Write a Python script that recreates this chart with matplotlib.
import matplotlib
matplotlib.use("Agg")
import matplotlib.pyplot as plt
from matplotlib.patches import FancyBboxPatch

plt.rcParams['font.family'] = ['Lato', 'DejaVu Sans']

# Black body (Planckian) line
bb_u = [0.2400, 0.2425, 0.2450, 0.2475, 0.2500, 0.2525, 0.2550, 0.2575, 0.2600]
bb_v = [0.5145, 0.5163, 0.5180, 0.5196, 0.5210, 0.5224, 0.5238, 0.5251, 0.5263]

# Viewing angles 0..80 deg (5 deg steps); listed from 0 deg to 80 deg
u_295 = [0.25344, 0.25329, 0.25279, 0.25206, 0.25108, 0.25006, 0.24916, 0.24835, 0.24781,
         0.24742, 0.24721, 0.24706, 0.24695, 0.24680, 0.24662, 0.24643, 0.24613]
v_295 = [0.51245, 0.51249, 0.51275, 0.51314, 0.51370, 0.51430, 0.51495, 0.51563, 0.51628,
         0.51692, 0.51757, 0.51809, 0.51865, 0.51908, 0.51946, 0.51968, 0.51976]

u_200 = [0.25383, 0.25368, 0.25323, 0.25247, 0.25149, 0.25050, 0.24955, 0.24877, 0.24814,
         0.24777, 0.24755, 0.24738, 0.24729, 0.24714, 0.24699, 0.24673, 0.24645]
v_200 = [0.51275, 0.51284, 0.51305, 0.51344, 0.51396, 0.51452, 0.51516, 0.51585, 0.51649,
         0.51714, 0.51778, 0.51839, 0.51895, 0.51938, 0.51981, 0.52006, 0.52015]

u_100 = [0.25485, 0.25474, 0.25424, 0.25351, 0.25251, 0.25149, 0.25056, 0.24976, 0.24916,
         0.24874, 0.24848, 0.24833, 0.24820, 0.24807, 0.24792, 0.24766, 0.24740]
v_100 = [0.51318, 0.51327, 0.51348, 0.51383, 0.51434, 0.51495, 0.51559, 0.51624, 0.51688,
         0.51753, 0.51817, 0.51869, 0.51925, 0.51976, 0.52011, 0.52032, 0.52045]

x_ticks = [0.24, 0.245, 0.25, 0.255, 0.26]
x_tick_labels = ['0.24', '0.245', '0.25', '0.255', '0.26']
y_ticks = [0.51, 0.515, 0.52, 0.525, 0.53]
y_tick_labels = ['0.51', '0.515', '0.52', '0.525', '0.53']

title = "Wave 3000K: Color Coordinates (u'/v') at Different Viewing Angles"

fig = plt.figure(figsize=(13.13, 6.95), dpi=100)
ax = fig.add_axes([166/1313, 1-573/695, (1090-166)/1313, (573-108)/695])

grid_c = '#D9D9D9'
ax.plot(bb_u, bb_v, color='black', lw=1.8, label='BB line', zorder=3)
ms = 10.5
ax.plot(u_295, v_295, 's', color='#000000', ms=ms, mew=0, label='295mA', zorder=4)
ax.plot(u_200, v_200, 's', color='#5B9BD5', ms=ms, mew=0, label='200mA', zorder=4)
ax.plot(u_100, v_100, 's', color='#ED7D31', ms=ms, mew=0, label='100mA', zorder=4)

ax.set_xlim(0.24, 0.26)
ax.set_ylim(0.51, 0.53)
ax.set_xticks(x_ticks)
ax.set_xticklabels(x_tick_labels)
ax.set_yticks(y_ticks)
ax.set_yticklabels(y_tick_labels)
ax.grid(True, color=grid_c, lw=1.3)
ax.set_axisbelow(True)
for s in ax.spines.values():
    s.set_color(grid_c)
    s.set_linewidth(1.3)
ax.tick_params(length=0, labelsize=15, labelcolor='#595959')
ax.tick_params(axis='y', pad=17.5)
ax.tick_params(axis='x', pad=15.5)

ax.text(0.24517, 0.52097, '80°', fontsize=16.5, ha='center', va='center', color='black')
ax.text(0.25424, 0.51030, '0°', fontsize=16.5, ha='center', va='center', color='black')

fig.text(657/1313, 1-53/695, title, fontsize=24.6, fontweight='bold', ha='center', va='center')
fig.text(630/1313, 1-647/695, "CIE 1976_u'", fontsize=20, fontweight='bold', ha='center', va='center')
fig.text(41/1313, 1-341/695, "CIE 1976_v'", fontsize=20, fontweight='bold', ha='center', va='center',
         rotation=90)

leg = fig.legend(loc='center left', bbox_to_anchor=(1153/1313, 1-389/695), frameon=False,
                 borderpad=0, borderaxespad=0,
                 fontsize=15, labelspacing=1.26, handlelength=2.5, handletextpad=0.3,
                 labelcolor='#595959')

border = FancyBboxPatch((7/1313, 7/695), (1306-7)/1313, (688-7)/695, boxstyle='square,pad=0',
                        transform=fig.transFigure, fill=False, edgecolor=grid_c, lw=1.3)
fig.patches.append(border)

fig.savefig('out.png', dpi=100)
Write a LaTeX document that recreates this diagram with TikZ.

○ ○ ○

DIRECTIONS FOR THIS TASK: The records above should all be quoted exactly, please.

FINISHED ANSWER:
Write a Python script that recreates this chart with matplotlib.
import matplotlib
matplotlib.use("Agg")
import matplotlib.pyplot as plt
from matplotlib.patches import FancyBboxPatch

plt.rcParams['font.family'] = ['Lato', 'DejaVu Sans']

# Black body (Planckian) line
bb_u = [0.2400, 0.2425, 0.2450, 0.2475, 0.2500, 0.2525, 0.2550, 0.2575, 0.2600]
bb_v = [0.5145, 0.5163, 0.5180, 0.5196, 0.5210, 0.5224, 0.5238, 0.5251, 0.5263]

# Viewing angles 0..80 deg (5 deg steps); listed from 0 deg to 80 deg
u_295 = [0.25344, 0.25329, 0.25279, 0.25206, 0.25108, 0.25006, 0.24916, 0.24835, 0.24781,
         0.24742, 0.24721, 0.24706, 0.24695, 0.24680, 0.24662, 0.24643, 0.24613]
v_295 = [0.51245, 0.51249, 0.51275, 0.51314, 0.51370, 0.51430, 0.51495, 0.51563, 0.51628,
         0.51692, 0.51757, 0.51809, 0.51865, 0.51908, 0.51946, 0.51968, 0.51976]

u_200 = [0.25383, 0.25368, 0.25323, 0.25247, 0.25149, 0.25050, 0.24955, 0.24877, 0.24814,
         0.24777, 0.24755, 0.24738, 0.24729, 0.24714, 0.24699, 0.24673, 0.24645]
v_200 = [0.51275, 0.51284, 0.51305, 0.51344, 0.51396, 0.51452, 0.51516, 0.51585, 0.51649,
         0.51714, 0.51778, 0.51839, 0.51895, 0.51938, 0.51981, 0.52006, 0.52015]

u_100 = [0.25485, 0.25474, 0.25424, 0.25351, 0.25251, 0.25149, 0.25056, 0.24976, 0.24916,
         0.24874, 0.24848, 0.24833, 0.24820, 0.24807, 0.24792, 0.24766, 0.24740]
v_100 = [0.51318, 0.51327, 0.51348, 0.51383, 0.51434, 0.51495, 0.51559, 0.51624, 0.51688,
         0.51753, 0.51817, 0.51869, 0.51925, 0.51976, 0.52011, 0.52032, 0.52045]

x_ticks = [0.24, 0.245, 0.25, 0.255, 0.26]
x_tick_labels = ['0.24', '0.245', '0.25', '0.255', '0.26']
y_ticks = [0.51, 0.515, 0.52, 0.525, 0.53]
y_tick_labels = ['0.51', '0.515', '0.52', '0.525', '0.53']

title = "Wave 3000K: Color Coordinates (u'/v') at Different Viewing Angles"

fig = plt.figure(figsize=(13.13, 6.95), dpi=100)
ax = fig.add_axes([166/1313, 1-573/695, (1090-166)/1313, (573-108)/695])

grid_c = '#D9D9D9'
ax.plot(bb_u, bb_v, color='black', lw=1.8, label='BB line', zorder=3)
ms = 10.5
ax.plot(u_295, v_295, 's', color='#000000', ms=ms, mew=0, label='295mA', zorder=4)
ax.plot(u_200, v_200, 's', color='#5B9BD5', ms=ms, mew=0, label='200mA', zorder=4)
ax.plot(u_100, v_100, 's', color='#ED7D31', ms=ms, mew=0, label='100mA', zorder=4)

ax.set_xlim(0.24, 0.26)
ax.set_ylim(0.51, 0.53)
ax.set_xticks(x_ticks)
ax.set_xticklabels(x_tick_labels)
ax.set_yticks(y_ticks)
ax.set_yticklabels(y_tick_labels)
ax.grid(True, color=grid_c, lw=1.3)
ax.set_axisbelow(True)
for s in ax.spines.values():
    s.set_color(grid_c)
    s.set_linewidth(1.3)
ax.tick_params(length=0, labelsize=15, labelcolor='#595959')
ax.tick_params(axis='y', pad=17.5)
ax.tick_params(axis='x', pad=15.5)

ax.text(0.24517, 0.52097, '80°', fontsize=16.5, ha='center', va='center', color='black')
ax.text(0.25424, 0.51030, '0°', fontsize=16.5, ha='center', va='center', color='black')

fig.text(657/1313, 1-53/695, title, fontsize=24.6, fontweight='bold', ha='center', va='center')
fig.text(630/1313, 1-647/695, "CIE 1976_u'", fontsize=20, fontweight='bold', ha='center', va='center')
fig.text(41/1313, 1-341/695, "CIE 1976_v'", fontsize=20, fontweight='bold', ha='center', va='center',
         rotation=90)

leg = fig.legend(loc='center left', bbox_to_anchor=(1153/1313, 1-389/695), frameon=False,
                 borderpad=0, borderaxespad=0,
                 fontsize=15, labelspacing=1.26, handlelength=2.5, handletextpad=0.3,
                 labelcolor='#595959')

border = FancyBboxPatch((7/1313, 7/695), (1306-7)/1313, (688-7)/695, boxstyle='square,pad=0',
                        transform=fig.transFigure, fill=False, edgecolor=grid_c, lw=1.3)
fig.patches.append(border)

fig.savefig('out.png', dpi=100)
Write a LaTeX document that recreates this diagram with TikZ.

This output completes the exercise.